I wonder why this isn't a problem in unix?

I might say that GCC gave an unhelpful error message for the bad
character. I tried compiling with VMS C and got the obvious error
message: illegal character on line etc.

There were various minor problems with the make*.com files. Source
files had changed their names, or new ones added.

I now had problems assembling the output from c-parse_tab.c. I
decided I'd better create the new assembler. GCC 1.22 had an immediate
problem in that there was no varargs.h -- I put the one from the 
1.30 distribution in the include directory. The make-gas.com file
also required error=as_fatal added to the /DEFINEs for xrealloc,
xmalloc, hash and vms.

But that didn't make any difference. So I looked at the .s file
and it seemed to be corrupted. So I decided that gcc 1.22 couldn't
handle it. So I went over to the Sun to make a 1.30 cross-compiler for
VMS. Now this isn't easy. There is just one #define VMS which means
both "this will execute under VMS" and "this will produce code for VMS".
So I changed all the #define VMS to #define VMSc wherever it seemed
to mean the former. This worked after I'd grabbed a few .H files
from the old VMS release, and used -I. This produced a .s file which 
the VMS gas almost liked. It didn't like:

	_yydebug:
		.long 0
	.comm _yydebug,0

It said that was "illegal attempt to redfine _yydebug". I put the .comm
line before the other 2 and it was happy. This is a bug somewhere in cc1.

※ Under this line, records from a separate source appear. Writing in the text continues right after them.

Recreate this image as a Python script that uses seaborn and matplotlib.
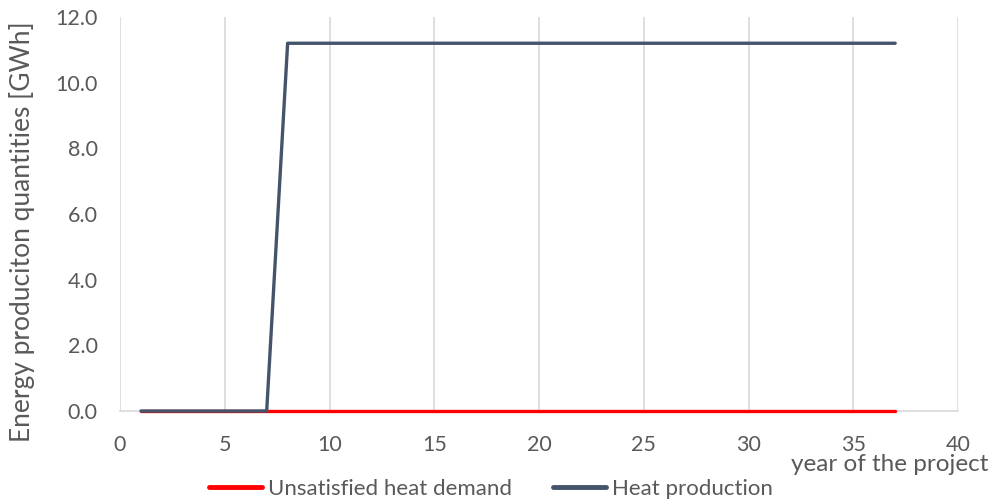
import pandas as pd
import numpy as np
import matplotlib.pyplot as plt
import seaborn as sns
from matplotlib.lines import Line2D

# Data
years = list(range(1, 38))
unsatisfied_demand = [0.0] * 37
heat_production = [0.0] * 7 + [11.2] * 30

df = pd.DataFrame({
    'year': years * 2,
    'value': unsatisfied_demand + heat_production,
    'series': ['Unsatisfied heat demand'] * 37 + ['Heat production'] * 37,
})

sns.set_style('white')
plt.rcParams['font.family'] = ['Lato', 'DejaVu Sans']

fig = plt.figure(figsize=(9.97, 5.04), dpi=100)
ax = fig.add_axes([0.1204, 0.1845, 0.8405, 0.7818])

palette = {'Unsatisfied heat demand': '#ff0000', 'Heat production': '#44546a'}
sns.lineplot(data=df, x='year', y='value', hue='series', palette=palette,
             linewidth=2.4, ax=ax, legend=False)
for ln in ax.lines:
    ln.set_clip_on(False)
    ln.set_zorder(3)

ax.set_xlim(0, 40)
ax.set_ylim(0, 12)
ax.set_xticks(range(0, 41, 5))
ax.set_yticks(np.arange(0, 12.1, 2))
ax.set_yticklabels([f'{v:.1f}' for v in np.arange(0, 12.1, 2)])
ax.grid(axis='x', color='#d9d9d9', linewidth=1.2)
ax.grid(axis='y', visible=False)
for s in ['top', 'right', 'left']:
    ax.spines[s].set_visible(False)
ax.spines['bottom'].set_color('#d9d9d9')
ax.spines['bottom'].set_linewidth(1.2)
ax.tick_params(colors='#595959', labelsize=15.5, length=0)
ax.tick_params(axis='y', pad=16)
ax.tick_params(axis='x', pad=17)

ax.set_ylabel('')
ax.set_xlabel('')
fig.text(0.022, 0.54, 'Energy produciton quantities [GWh]', rotation=90, ha='center', va='center',
         fontsize=19, color='#595959')
fig.text(0.991, 0.057, 'year of the project', ha='right', va='bottom', fontsize=17.5, color='#595959')

handles = [Line2D([], [], color=palette[k], linewidth=3.5, solid_capstyle='round') for k in palette]
fig.legend(handles, list(palette.keys()), loc='lower center', bbox_to_anchor=(0.492, -0.03),
           ncol=2, frameon=False, fontsize=16, labelcolor='#595959',
           handlelength=2.4, handletextpad=0.25, columnspacing=1.85)

fig.savefig('out.png', dpi=100)
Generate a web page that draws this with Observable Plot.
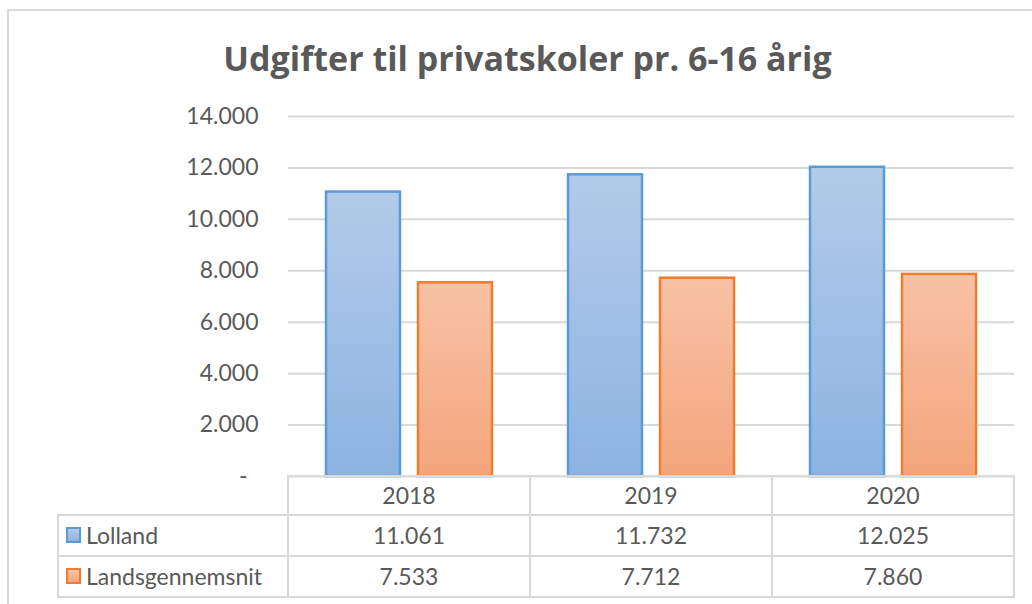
<!DOCTYPE html>
<html>
<head>
<meta charset="utf-8">
<script src="https://cdn.jsdelivr.net/npm/d3@7"></script>
<script src="https://cdn.jsdelivr.net/npm/@observablehq/plot@0.6"></script>
<style>
  body { margin: 0; background: #fff; overflow: hidden; font-family: Lato, "Liberation Sans", sans-serif; }
  #wrap { position: relative; width: 1032px; height: 604px; overflow: hidden; background: #fff; }
  #frame { position: absolute; left: 7px; top: 9px; width: 1100px; height: 700px; border: 2px solid #d9d9d9; box-sizing: border-box; }
  #title { position: absolute; left: 0; top: 36px; width: 1055px; text-align: center; font-family: "Open Sans", Lato, sans-serif; font-weight: bold; font-size: 34px; line-height: 44px; color: #595959; }
  #chart { position: absolute; left: 0; top: 100px; }
  #table { position: absolute; left: 0; top: 0; }
  .cell { position: absolute; box-sizing: border-box; display: flex; align-items: center; justify-content: center; color: #595959; font-size: 23px; white-space: nowrap; }
  .hl, .vl { position: absolute; background: #d9d9d9; }
  .key { display: inline-block; width: 11px; height: 12px; border: 2px solid; margin-right: 5px; }
</style>
</head>
<body>
<div id="wrap">
  <div id="frame"></div>
  <div id="title">Udgifter til privatskoler pr. 6-16 årig</div>
  <div id="chart"></div>
  <div id="table"></div>
</div>
<script>
// ---- data ----
const years = ["2018", "2019", "2020"];
const seriesNames = ["Lolland", "Landsgennemsnit"];
const lollandValues = [11061, 11732, 12025];
const landsValues = [7533, 7712, 7860];
const yTicks = [0, 2000, 4000, 6000, 8000, 10000, 12000, 14000];

const seriesColors = {
  "Lolland": { stroke: "#5b9bd5", top: "#b2cbe9", bottom: "#8db3e2", grad: "gradBlue" },
  "Landsgennemsnit": { stroke: "#ed7d31", top: "#f8c2a6", bottom: "#f4a57c", grad: "gradOrange" }
};

const da = d3.formatLocale({ decimal: ",", thousands: ".", grouping: [3], currency: ["", " kr."] });
const fmt = da.format(",d");

const rows = [];
years.forEach((y, i) => {
  rows.push({ year: y, series: seriesNames[0], value: lollandValues[i] });
  rows.push({ year: y, series: seriesNames[1], value: landsValues[i] });
});

const mTop = 16, plotH = 360, mBottom = 16;

const chart = Plot.plot({
  width: 1032,
  height: mTop + plotH + mBottom,
  marginTop: mTop,
  marginBottom: mBottom,
  marginLeft: 287,
  marginRight: 17,
  style: { fontFamily: "Lato, 'Liberation Sans', sans-serif", fontSize: "23px", color: "#595959", background: "transparent" },
  fx: { domain: years, padding: 0, axis: null },
  x: { domain: seriesNames, paddingInner: 0.1935, paddingOuter: 0.401, axis: null },
  y: { domain: [0, 14000], range: [mTop + plotH, mTop], axis: null, label: null },
  marks: [
    Plot.gridY(yTicks, { stroke: "#d9d9d9", strokeOpacity: 1, strokeWidth: 2 }),
    Plot.axisY(yTicks.filter(t => t !== 0), {
      label: null,
      tickSize: 0, tickPadding: 30, fill: "#595959", fontSize: 23,
      tickFormat: d => fmt(d)
    }),
    Plot.axisY([0], {
      label: null,
      tickSize: 0, tickPadding: 41, fill: "#595959", fontSize: 23,
      tickFormat: () => "-"
    }),
    ...seriesNames.map(s => Plot.barY(rows.filter(r => r.series === s), {
      fx: "year", x: "series", y: "value",
      fill: `url(#${seriesColors[s].grad})`,
      stroke: seriesColors[s].stroke, strokeWidth: 2.5
    }))
  ]
});

// gradient definitions
const defs = d3.select(chart).insert("defs", ":first-child");
for (const s of seriesNames) {
  const c = seriesColors[s];
  const g = defs.append("linearGradient").attr("id", c.grad).attr("x1", 0).attr("y1", 0).attr("x2", 0).attr("y2", 1);
  g.append("stop").attr("offset", "0%").attr("stop-color", c.top);
  g.append("stop").attr("offset", "100%").attr("stop-color", c.bottom);
}
document.getElementById("chart").appendChild(chart);

// ---- data table aligned to the fx scale ----
const fx = chart.scale("fx");
const bw = fx.bandwidth;
const table = document.getElementById("table");
const top0 = 100 + mTop + plotH;          // 476
const rowY = [top0, 514.5, 555.5, 597];
const legendLeft = 58;
const colX = years.map(y => fx.apply(y));
const right = colX[colX.length - 1] + bw;

function line(cls, x, y, w, h) {
  const d = document.createElement("div");
  d.className = cls;
  Object.assign(d.style, { left: x + "px", top: y + "px", width: w + "px", height: h + "px" });
  table.appendChild(d);
}
const lw = 2;
line("hl", colX[0] - 1, rowY[0] - 1, right - colX[0] + 2, lw);
for (let r = 1; r < rowY.length; r++) line("hl", legendLeft - 1, rowY[r] - 1, right - legendLeft + 2, lw);
line("vl", legendLeft - 1, rowY[1] - 1, lw, rowY[3] - rowY[1] + 2);
[...colX, right].forEach(x => line("vl", x - 1, rowY[0] - 1, lw, rowY[3] - rowY[0] + 2));

function cell(html, x, y, w, h, align) {
  const d = document.createElement("div");
  d.className = "cell";
  Object.assign(d.style, { left: x + "px", top: y + "px", width: w + "px", height: h + "px" });
  if (align) d.style.justifyContent = align;
  d.innerHTML = html;
  table.appendChild(d);
  return d;
}
years.forEach((y, i) => cell(y, colX[i], rowY[0], bw, rowY[1] - rowY[0]));
const seriesValues = [lollandValues, landsValues];
seriesNames.forEach((s, si) => {
  const y0 = rowY[si + 1], h = rowY[si + 2] - y0;
  const c = seriesColors[s];
  cell(`<span class="key" style="border-color:${c.stroke};background:linear-gradient(${c.top},${c.bottom})"></span>${s}`,
    legendLeft + 8, y0, colX[0] - legendLeft - 8, h, "flex-start");
  seriesValues[si].forEach((v, i) => cell(fmt(v), colX[i], y0, bw, h));
});
</script>
</body>
</html>
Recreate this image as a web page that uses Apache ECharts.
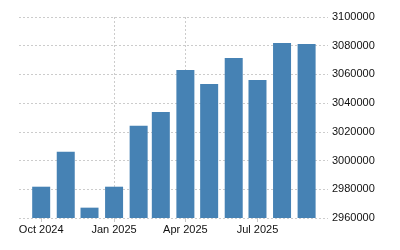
<!DOCTYPE html>
<html>
<head>
<meta charset="utf-8">
<script src="https://cdn.jsdelivr.net/npm/echarts@6/dist/echarts.min.js"></script>
<style>html,body{margin:0;padding:0;background:#fff}#c{width:400px;height:250px}</style>
</head>
<body>
<div id="c"></div>
<script>
const months = ['2024-10','2024-11','2024-12','2025-01','2025-02','2025-03','2025-04','2025-05','2025-06','2025-07','2025-08','2025-09'];
const values = [2981800, 3006100, 2967200, 2981800, 3024200, 3033900, 3063100, 3053400, 3071500, 3056200, 3081900, 3081200];
const xTickMonths = ['2024-10','2025-01','2025-04','2025-07'];
const xTickLabels = ['Oct 2024','Jan 2025','Apr 2025','Jul 2025'];
const yTicks = [2960000, 2980000, 3000000, 3020000, 3040000, 3060000, 3080000, 3100000];

function ts(s){ const p = s.split('-'); return Date.UTC(+p[0], +p[1]-1, 1); }
const data = months.map((m,i)=>[ts(m), values[i]]);
const xTickValues = xTickMonths.map(ts);

const chart = echarts.init(document.getElementById('c'));
chart.setOption({
  animation: false,
  grid: {left: 19, right: 72, top: 17, bottom: 32},
  xAxis: {
    type: 'value',
    min: Date.UTC(2024, 8, 3),
    max: Date.UTC(2025, 8, 28),
    axisLine: {show: false},
    axisTick: {show: true, length: 4, customValues: xTickValues, lineStyle: {color: '#c8c8c8'}},
    splitLine: {show: true, showMinLine: false, showMaxLine: false, lineStyle: {color: '#cccccc', type: [2, 2], width: 1}},
    axisLabel: {
      customValues: xTickValues,
      color: '#111', fontFamily: 'Liberation Sans, Arial, sans-serif', fontSize: 11, margin: 6,
      formatter: function(v){ const i = xTickValues.indexOf(v); return i >= 0 ? xTickLabels[i] : ''; }
    }
  },
  yAxis: {
    type: 'value',
    position: 'right',
    min: yTicks[0], max: yTicks[yTicks.length-1], interval: 20000,
    axisLine: {show: false},
    axisTick: {show: false},
    splitLine: {show: true, lineStyle: {color: '#cccccc', type: [2, 2], width: 1}},
    axisLabel: {color: '#111', fontFamily: 'Liberation Sans, Arial, sans-serif', fontSize: 11, margin: 4,
      formatter: function(v){ return String(v); }}
  },
  series: [{
    type: 'bar',
    data: data,
    barWidth: 18,
    itemStyle: {color: '#4682B4'}
  }]
});
</script>
</body>
</html>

Well that now all compiled and linked without error. But the resulting
compiler bombs out compiling a simple program. The next steps look
less trivial than the ones I have taken, and perhaps I should do some
real work :-(. Has anyone else had a go at this? I could try
using my 1.30 cross compiler for everything in case 1.22 is producing
bad code. Or make a debug version of the compiler and try to
understand what is going on.

Helppppppppppppp!

Bob Smart, CSIRO Division of Information Technology, Australia
            or 

P.S. The GCC 1.30 distribution is also missing lots of the bits necessary
to make a complete VMS distribution: VMS style .H files; the source
of GCC.EXE; the source of extra library routines in GCCLIB.OLB. I am
assuming these are unchanged from 1.22.